# EXERCISE REQUIREMENTS:
Check every line of the entries that follow, and copy the ones containing "diagram".

Records:

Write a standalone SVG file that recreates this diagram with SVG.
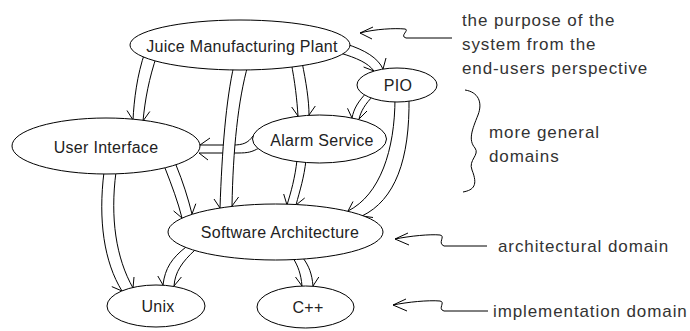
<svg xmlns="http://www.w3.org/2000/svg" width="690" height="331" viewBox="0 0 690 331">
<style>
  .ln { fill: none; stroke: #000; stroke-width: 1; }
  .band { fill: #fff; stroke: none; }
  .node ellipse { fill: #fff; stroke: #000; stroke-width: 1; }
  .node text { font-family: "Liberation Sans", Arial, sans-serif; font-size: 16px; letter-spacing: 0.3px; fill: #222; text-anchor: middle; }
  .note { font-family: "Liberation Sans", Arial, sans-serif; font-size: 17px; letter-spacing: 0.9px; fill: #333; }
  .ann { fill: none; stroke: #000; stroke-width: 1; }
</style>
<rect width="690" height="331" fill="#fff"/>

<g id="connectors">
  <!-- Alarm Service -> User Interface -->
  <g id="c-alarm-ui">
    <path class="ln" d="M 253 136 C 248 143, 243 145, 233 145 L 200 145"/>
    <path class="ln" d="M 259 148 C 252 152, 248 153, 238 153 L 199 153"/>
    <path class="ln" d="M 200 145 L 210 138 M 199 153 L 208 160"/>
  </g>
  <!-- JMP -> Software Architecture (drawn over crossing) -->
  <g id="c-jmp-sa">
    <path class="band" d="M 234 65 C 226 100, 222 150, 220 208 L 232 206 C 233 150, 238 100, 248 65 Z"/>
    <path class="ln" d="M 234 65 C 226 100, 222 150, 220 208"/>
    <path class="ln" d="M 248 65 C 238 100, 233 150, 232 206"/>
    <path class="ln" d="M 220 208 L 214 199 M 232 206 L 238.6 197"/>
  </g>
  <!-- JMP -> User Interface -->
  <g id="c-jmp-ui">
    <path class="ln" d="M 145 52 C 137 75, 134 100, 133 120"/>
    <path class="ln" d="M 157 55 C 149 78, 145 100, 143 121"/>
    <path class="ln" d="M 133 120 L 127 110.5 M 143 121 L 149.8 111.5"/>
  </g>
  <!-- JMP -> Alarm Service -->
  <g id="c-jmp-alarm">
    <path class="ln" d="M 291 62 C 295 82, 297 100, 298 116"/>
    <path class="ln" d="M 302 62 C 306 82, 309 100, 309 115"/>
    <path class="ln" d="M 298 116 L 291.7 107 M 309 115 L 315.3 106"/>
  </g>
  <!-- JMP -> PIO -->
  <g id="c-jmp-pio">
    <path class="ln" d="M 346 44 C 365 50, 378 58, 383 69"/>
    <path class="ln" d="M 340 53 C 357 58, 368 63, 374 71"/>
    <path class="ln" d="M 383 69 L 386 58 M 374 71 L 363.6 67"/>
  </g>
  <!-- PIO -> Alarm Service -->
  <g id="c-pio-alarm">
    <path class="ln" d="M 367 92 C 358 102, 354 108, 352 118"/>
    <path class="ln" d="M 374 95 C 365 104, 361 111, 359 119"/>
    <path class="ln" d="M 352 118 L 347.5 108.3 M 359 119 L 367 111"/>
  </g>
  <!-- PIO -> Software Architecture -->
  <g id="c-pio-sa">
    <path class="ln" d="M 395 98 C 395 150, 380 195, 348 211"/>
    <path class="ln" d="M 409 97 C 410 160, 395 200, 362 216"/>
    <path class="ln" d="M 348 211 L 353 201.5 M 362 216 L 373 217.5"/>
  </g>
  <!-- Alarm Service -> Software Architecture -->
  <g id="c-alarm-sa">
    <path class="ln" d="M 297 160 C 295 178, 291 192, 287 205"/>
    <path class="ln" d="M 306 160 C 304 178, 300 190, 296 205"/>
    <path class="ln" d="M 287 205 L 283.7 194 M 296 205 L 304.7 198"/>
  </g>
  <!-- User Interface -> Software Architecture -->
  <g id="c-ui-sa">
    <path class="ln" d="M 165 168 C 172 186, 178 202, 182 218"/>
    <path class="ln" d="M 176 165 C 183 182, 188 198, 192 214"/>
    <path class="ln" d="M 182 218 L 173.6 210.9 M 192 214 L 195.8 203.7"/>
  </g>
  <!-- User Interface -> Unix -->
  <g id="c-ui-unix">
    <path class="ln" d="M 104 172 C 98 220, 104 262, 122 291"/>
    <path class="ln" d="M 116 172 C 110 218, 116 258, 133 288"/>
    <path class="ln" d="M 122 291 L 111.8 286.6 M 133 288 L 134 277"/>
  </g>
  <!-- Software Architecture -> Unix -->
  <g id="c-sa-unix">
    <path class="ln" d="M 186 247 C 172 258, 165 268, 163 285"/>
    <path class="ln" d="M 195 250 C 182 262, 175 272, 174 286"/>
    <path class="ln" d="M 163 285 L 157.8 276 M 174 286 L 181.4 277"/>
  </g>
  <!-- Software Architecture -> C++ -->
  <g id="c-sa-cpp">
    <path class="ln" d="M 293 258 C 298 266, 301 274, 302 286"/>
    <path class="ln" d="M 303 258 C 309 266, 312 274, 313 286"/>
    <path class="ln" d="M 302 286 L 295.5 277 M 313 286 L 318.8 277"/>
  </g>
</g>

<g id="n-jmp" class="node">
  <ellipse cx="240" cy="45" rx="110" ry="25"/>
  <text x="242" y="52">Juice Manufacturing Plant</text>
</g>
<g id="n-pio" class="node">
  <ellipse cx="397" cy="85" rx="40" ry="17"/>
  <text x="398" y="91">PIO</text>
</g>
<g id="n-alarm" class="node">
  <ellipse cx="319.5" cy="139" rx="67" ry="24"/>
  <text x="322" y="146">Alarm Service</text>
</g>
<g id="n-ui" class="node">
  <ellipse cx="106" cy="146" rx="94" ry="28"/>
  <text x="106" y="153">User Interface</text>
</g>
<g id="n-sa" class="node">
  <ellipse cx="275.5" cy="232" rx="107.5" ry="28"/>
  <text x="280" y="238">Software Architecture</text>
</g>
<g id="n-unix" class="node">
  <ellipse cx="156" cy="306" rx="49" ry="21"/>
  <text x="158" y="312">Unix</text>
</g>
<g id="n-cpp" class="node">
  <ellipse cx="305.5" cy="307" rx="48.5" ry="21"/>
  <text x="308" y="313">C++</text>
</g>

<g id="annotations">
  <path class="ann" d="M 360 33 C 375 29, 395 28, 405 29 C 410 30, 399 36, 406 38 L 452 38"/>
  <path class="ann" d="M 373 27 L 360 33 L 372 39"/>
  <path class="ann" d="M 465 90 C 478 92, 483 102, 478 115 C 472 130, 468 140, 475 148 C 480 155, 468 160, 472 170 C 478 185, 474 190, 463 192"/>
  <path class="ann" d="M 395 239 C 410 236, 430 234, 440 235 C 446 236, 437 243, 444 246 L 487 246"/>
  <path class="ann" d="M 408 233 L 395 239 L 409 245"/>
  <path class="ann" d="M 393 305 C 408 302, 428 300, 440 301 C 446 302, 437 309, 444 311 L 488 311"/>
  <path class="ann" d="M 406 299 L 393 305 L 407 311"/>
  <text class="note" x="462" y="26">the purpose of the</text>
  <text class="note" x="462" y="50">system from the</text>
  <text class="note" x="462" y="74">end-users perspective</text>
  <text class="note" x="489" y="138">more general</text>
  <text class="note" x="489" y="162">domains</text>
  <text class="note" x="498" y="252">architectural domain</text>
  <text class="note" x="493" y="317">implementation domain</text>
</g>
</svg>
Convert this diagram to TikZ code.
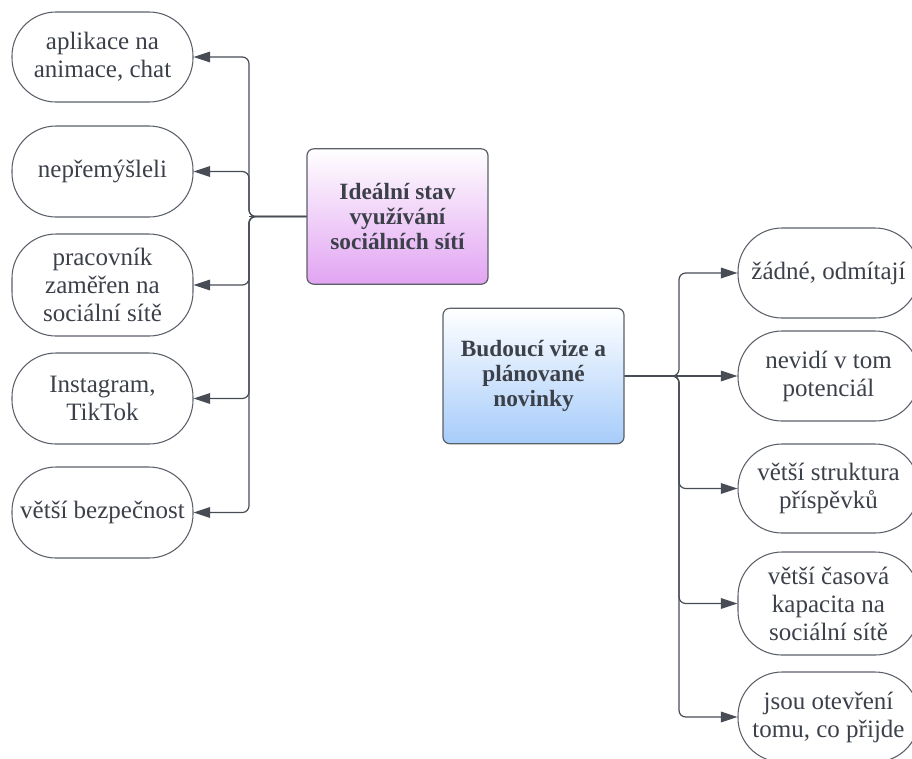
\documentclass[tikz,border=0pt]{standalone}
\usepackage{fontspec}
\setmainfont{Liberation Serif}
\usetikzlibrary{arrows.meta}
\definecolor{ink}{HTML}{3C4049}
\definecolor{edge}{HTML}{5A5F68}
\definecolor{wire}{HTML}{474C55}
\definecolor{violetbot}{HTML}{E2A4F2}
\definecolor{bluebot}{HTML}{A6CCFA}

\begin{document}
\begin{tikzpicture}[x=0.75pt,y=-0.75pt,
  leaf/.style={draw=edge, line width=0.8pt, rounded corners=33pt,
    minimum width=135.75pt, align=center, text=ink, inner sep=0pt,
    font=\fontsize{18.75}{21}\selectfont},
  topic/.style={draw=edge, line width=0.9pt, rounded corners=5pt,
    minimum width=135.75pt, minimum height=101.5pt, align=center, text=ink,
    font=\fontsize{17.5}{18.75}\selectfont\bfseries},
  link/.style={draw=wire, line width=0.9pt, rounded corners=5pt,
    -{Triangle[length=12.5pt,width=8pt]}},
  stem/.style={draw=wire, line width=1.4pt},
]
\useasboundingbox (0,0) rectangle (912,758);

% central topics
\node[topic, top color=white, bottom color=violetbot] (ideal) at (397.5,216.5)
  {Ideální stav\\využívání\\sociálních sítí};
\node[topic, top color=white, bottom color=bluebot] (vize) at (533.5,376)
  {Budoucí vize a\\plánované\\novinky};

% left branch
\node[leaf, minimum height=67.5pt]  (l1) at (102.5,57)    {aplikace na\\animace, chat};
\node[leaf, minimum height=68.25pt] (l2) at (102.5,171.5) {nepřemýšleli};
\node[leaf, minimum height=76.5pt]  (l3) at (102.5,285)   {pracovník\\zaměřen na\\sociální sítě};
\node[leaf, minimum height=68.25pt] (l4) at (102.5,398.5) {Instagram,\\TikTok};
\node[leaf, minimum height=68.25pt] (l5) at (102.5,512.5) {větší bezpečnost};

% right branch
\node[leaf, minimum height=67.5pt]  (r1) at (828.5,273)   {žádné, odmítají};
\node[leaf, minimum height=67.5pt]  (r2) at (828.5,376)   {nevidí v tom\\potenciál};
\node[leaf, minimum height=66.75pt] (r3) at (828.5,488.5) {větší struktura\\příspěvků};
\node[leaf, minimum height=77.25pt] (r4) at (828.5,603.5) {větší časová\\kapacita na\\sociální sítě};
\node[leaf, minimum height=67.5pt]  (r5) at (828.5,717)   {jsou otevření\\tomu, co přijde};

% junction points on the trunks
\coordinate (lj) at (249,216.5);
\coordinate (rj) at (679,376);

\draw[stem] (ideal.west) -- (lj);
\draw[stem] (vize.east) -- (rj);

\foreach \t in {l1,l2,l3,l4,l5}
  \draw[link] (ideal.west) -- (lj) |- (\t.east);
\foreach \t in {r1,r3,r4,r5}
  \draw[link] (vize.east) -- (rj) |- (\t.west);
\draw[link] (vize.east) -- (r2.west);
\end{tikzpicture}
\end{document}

# ANSWER TO THE PROBLEM:
Write a standalone SVG file that recreates this diagram with SVG.
Convert this diagram to TikZ code.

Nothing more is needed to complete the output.